This is the first in my series of ‘Basics’ articles, introducing the simple concepts needed for creating a reporting system. In this post I will be outlining the format of the data warehouse. A data warehouse is essentially a database structured for analysis and reporting. One of its roles is to be a highly accurate, independent ‘authority’ on the company’s data. It very often combines information from different parts of the business, sorting out areas of conflict as it goes.
Data warehouses are most often designed around a dimensional model, or star schema. This structure is based on the idea of a central ‘Fact’ table and connected ‘Dimension’ tables surrounding it. The dimension tables store the entities that combine to produce some event or fact. The result of this combination is stored in the fact table. For instance, an employee from the Employee table sells a product from the Product table to a customer in the Customer table in a store from the Store table on a date from the Date table. The combination of these entities leads to an event which is stored in the Sales Fact table. This table would show an ID number for each of the dimensions mentioned plus some values related to the event e.g. how many of the item were sold, what the individual price was, what the total price was etc.
The dimension table typically stores the ID from the source system (‘business ID’ or ‘business key’), descriptive info and maybe dates to record historical changes.’Surrogate key’, shortened to SK, is often used to name the warehouse’s version of the ID. This differentiates it from the source ID, which may not be unique when storing historic changes or data from different systems.

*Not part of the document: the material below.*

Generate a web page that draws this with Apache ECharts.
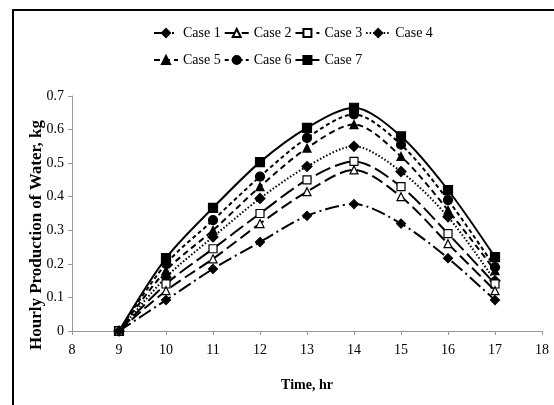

The fact table typically records an SK for each dimension combining to create a fact, some measurements and dates relating to when the record was active.
One aspect of the dimensional model is that it is relatively denormalized, having fewer tables and joins than you would find in a transactional system database. This helps performance when querying large datasets. The dimension tables should contain all the relevant information related to that entity. For example, a store may be within an area. But rather than linking to a separate Area dimension, it is usually better to hold the area information within the store table, using extra fields. This can lead to repeated information as you populate the word Suffolk several times rather than linking to a Suffolk record in another table. But in a data warehouse this is OK as we are aiming for speed of reading the information out rather than speed of writing the information when there is a change.
The dimensional model is very powerful but also relatively easy for business users to understand. It makes it easier to summarize large numbers of records by date, geography, people etc. Another aspect of the data warehouse is that it tends to be updated on a regular schedule, typically once a day overnight, when there is the least activity on all systems. Data from the transactional systems will be transferred over, possibly manipulated in some way, then converted into the date warehouse’s format. This process is referred to as Extract Transform and Load (ETL). Once the data warehouse is loaded up with the company’s data it is ready to be analysed using a tool such as SQL Server Analysis Services (SSAS) and/or reported on with stored procedures and a reporting tool such as SSRS.